● Directions: An exact copy of all the data is required, with pictures left out.

>> start Raw data

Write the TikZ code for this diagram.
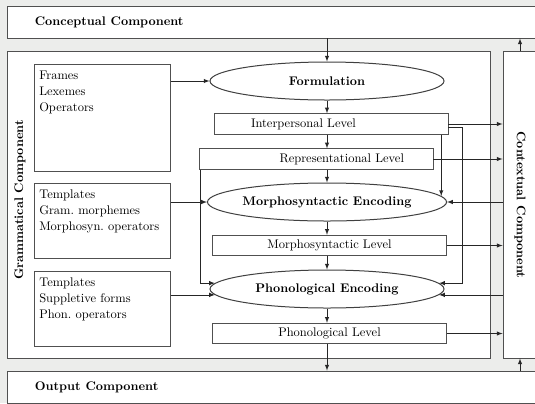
\documentclass[tikz,border=0pt]{standalone}
\usepackage{tikz}
\usepackage{xcolor}
\usetikzlibrary{shapes.geometric}
\definecolor{bg-gray}{RGB}{236,237,235}
\definecolor{line-gray}{RGB}{80,80,80}
\tikzset{
    comp-box/.style = {draw=line-gray, fill=white, line width=0.7pt, rectangle, inner sep=0pt},
    comp-title/.style = {font=\bfseries, inner sep=0pt},
    src-box/.style = {draw=line-gray, fill=white, line width=0.7pt, rectangle, anchor=north west, minimum width=108.8pt, inner sep=0pt},
    src-text/.style = {anchor=north west, align=left, inner xsep=4pt, inner ysep=5pt, font=\linespread{1.07}\selectfont},
    level-box/.style = {draw=line-gray, fill=white, line width=0.7pt, rectangle, minimum width=187.2pt, minimum height=16.4pt, inner sep=0pt},
    proc-ellipse/.style = {draw=black!75, fill=white, line width=0.8pt, ellipse, minimum width=187.2pt, minimum height=30.4pt, inner sep=0pt, font=\bfseries},
    flow/.style = {-latex, draw=black!85, line width=0.6pt},
}

\begin{document}
\begin{tikzpicture}[x=0.8pt, y=-0.8pt]
\useasboundingbox (0,0) rectangle (535,403);
\clip (0,0) rectangle (535,403);
\fill[bg-gray] (0,0) rectangle (535,403);

% components
\node[comp-box, minimum width=430.4pt, minimum height=25.6pt] (concept) at (276,22) {};
\node[comp-title, anchor=west] (concept-txt) at ([xshift=22.4pt]concept.west) {Conceptual Component};
\node[comp-box, minimum width=386.4pt, minimum height=245.6pt] (gram) at (248.5,204.5) {};
\node[comp-title, rotate=90] (gram-txt) at (20,200) {Grammatical Component};
\node[comp-box, minimum width=27.2pt, minimum height=245.6pt] (context) at (520,204.5) {};
\node[comp-title, rotate=-90] (context-txt) at (520,205) {Contextual Component};
\node[comp-box, minimum width=430.4pt, minimum height=25.6pt] (output) at (276,387) {};
\node[comp-title, anchor=west] (output-txt) at ([xshift=22.4pt]output.west) {Output Component};

% stores on the left
\node[src-box, minimum height=85.6pt] (frames) at (34,64) {};
\node[src-text] (frames-txt) at (frames.north west) {Frames\\Lexemes\\Operators};
\node[src-box, minimum height=60pt] (gramsrc) at (34,183) {};
\node[src-text] (gramsrc-txt) at (gramsrc.north west) {Templates\\Gram.\ morphemes\\Morphosyn.\ operators};
\node[src-box, minimum height=60pt] (phonsrc) at (34,271) {};
\node[src-text] (phonsrc-txt) at (phonsrc.north west) {Templates\\Suppletive forms\\Phon.\ operators};

% operations and levels
\node[proc-ellipse] (form) at (327,81) {Formulation};
\node[level-box, text width=128pt, inner xsep=29.6pt, align=left] (inter) at (331,124) {Interpersonal Level};
\node[level-box, text width=140.8pt, inner xsep=23.2pt, align=right] (repr) at (316,159) {Representational Level};
\node[proc-ellipse] (morph) at (327,202) {Morphosyntactic Encoding};
\node[level-box] (mslev) at (329.5,245.5) {Morphosyntactic Level};
\node[proc-ellipse] (phon) at (327,289) {Phonological Encoding};
\node[level-box] (phlev) at (329.5,333.5) {Phonological Level};

% main column
\draw[flow] (form.north |- concept.south) -- (form.north);
\draw[flow] (form.south) -- (form.south |- inter.north);
\draw[flow] (inter.south -| form.south) -- (repr.north -| form.south);
\draw[flow] (repr.south -| morph.north) -- (morph.north);
\draw[flow] (morph.south) -- (morph.south |- mslev.north);
\draw[flow] (mslev.south -| phon.north) -- (phon.north);
\draw[flow] (phon.south) -- (phon.south |- phlev.north);
\draw[flow] (phlev.south -| phon.south) -- (phon.south |- output.north);

% stores into operations
\draw[flow] (form.west -| frames.east) -- (form.west);
\draw[flow] (morph.west -| gramsrc.east) -- (morph.west);
\draw[flow] (phon.183 -| phonsrc.east) -- (phon.183);

% levels feeding later operations
\draw[flow] (inter.south -| morph.3) -- (morph.3);
\draw[flow] ([yshift=-2.4pt]inter.east) -- ++(14,0) |- (phon.3);
\draw[flow] ([xshift=1.6pt]repr.south west) |- (phon.177);

% to and from the contextual component
\draw[flow] (inter.east) -- (context.west |- inter.east);
\draw[flow] (repr.east) -- (context.west |- repr.east);
\draw[flow] (context.west |- morph.east) -- (morph.east);
\draw[flow] (mslev.east) -- (context.west |- mslev.east);
\draw[flow] (context.west |- phon.-3) -- (phon.-3);
\draw[flow] (phlev.east) -- (context.west |- phlev.east);
\draw[flow] (context.north) -- (context.north |- concept.south);
\draw[flow] (output.north -| context.south) -- (context.south);
\end{tikzpicture}
\end{document}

>> end Raw data

● Result of this task:
Write the TikZ code for this diagram.
\documentclass[tikz,border=0pt]{standalone}
\usepackage{tikz}
\usepackage{xcolor}
\usetikzlibrary{shapes.geometric}
\definecolor{bg-gray}{RGB}{236,237,235}
\definecolor{line-gray}{RGB}{80,80,80}
\tikzset{
    comp-box/.style = {draw=line-gray, fill=white, line width=0.7pt, rectangle, inner sep=0pt},
    comp-title/.style = {font=\bfseries, inner sep=0pt},
    src-box/.style = {draw=line-gray, fill=white, line width=0.7pt, rectangle, anchor=north west, minimum width=108.8pt, inner sep=0pt},
    src-text/.style = {anchor=north west, align=left, inner xsep=4pt, inner ysep=5pt, font=\linespread{1.07}\selectfont},
    level-box/.style = {draw=line-gray, fill=white, line width=0.7pt, rectangle, minimum width=187.2pt, minimum height=16.4pt, inner sep=0pt},
    proc-ellipse/.style = {draw=black!75, fill=white, line width=0.8pt, ellipse, minimum width=187.2pt, minimum height=30.4pt, inner sep=0pt, font=\bfseries},
    flow/.style = {-latex, draw=black!85, line width=0.6pt},
}

\begin{document}
\begin{tikzpicture}[x=0.8pt, y=-0.8pt]
\useasboundingbox (0,0) rectangle (535,403);
\clip (0,0) rectangle (535,403);
\fill[bg-gray] (0,0) rectangle (535,403);

% components
\node[comp-box, minimum width=430.4pt, minimum height=25.6pt] (concept) at (276,22) {};
\node[comp-title, anchor=west] (concept-txt) at ([xshift=22.4pt]concept.west) {Conceptual Component};
\node[comp-box, minimum width=386.4pt, minimum height=245.6pt] (gram) at (248.5,204.5) {};
\node[comp-title, rotate=90] (gram-txt) at (20,200) {Grammatical Component};
\node[comp-box, minimum width=27.2pt, minimum height=245.6pt] (context) at (520,204.5) {};
\node[comp-title, rotate=-90] (context-txt) at (520,205) {Contextual Component};
\node[comp-box, minimum width=430.4pt, minimum height=25.6pt] (output) at (276,387) {};
\node[comp-title, anchor=west] (output-txt) at ([xshift=22.4pt]output.west) {Output Component};

% stores on the left
\node[src-box, minimum height=85.6pt] (frames) at (34,64) {};
\node[src-text] (frames-txt) at (frames.north west) {Frames\\Lexemes\\Operators};
\node[src-box, minimum height=60pt] (gramsrc) at (34,183) {};
\node[src-text] (gramsrc-txt) at (gramsrc.north west) {Templates\\Gram.\ morphemes\\Morphosyn.\ operators};
\node[src-box, minimum height=60pt] (phonsrc) at (34,271) {};
\node[src-text] (phonsrc-txt) at (phonsrc.north west) {Templates\\Suppletive forms\\Phon.\ operators};

% operations and levels
\node[proc-ellipse] (form) at (327,81) {Formulation};
\node[level-box, text width=128pt, inner xsep=29.6pt, align=left] (inter) at (331,124) {Interpersonal Level};
\node[level-box, text width=140.8pt, inner xsep=23.2pt, align=right] (repr) at (316,159) {Representational Level};
\node[proc-ellipse] (morph) at (327,202) {Morphosyntactic Encoding};
\node[level-box] (mslev) at (329.5,245.5) {Morphosyntactic Level};
\node[proc-ellipse] (phon) at (327,289) {Phonological Encoding};
\node[level-box] (phlev) at (329.5,333.5) {Phonological Level};

% main column
\draw[flow] (form.north |- concept.south) -- (form.north);
\draw[flow] (form.south) -- (form.south |- inter.north);
\draw[flow] (inter.south -| form.south) -- (repr.north -| form.south);
\draw[flow] (repr.south -| morph.north) -- (morph.north);
\draw[flow] (morph.south) -- (morph.south |- mslev.north);
\draw[flow] (mslev.south -| phon.north) -- (phon.north);
\draw[flow] (phon.south) -- (phon.south |- phlev.north);
\draw[flow] (phlev.south -| phon.south) -- (phon.south |- output.north);

% stores into operations
\draw[flow] (form.west -| frames.east) -- (form.west);
\draw[flow] (morph.west -| gramsrc.east) -- (morph.west);
\draw[flow] (phon.183 -| phonsrc.east) -- (phon.183);

% levels feeding later operations
\draw[flow] (inter.south -| morph.3) -- (morph.3);
\draw[flow] ([yshift=-2.4pt]inter.east) -- ++(14,0) |- (phon.3);
\draw[flow] ([xshift=1.6pt]repr.south west) |- (phon.177);

% to and from the contextual component
\draw[flow] (inter.east) -- (context.west |- inter.east);
\draw[flow] (repr.east) -- (context.west |- repr.east);
\draw[flow] (context.west |- morph.east) -- (morph.east);
\draw[flow] (mslev.east) -- (context.west |- mslev.east);
\draw[flow] (context.west |- phon.-3) -- (phon.-3);
\draw[flow] (phlev.east) -- (context.west |- phlev.east);
\draw[flow] (context.north) -- (context.north |- concept.south);
\draw[flow] (output.north -| context.south) -- (context.south);
\end{tikzpicture}
\end{document}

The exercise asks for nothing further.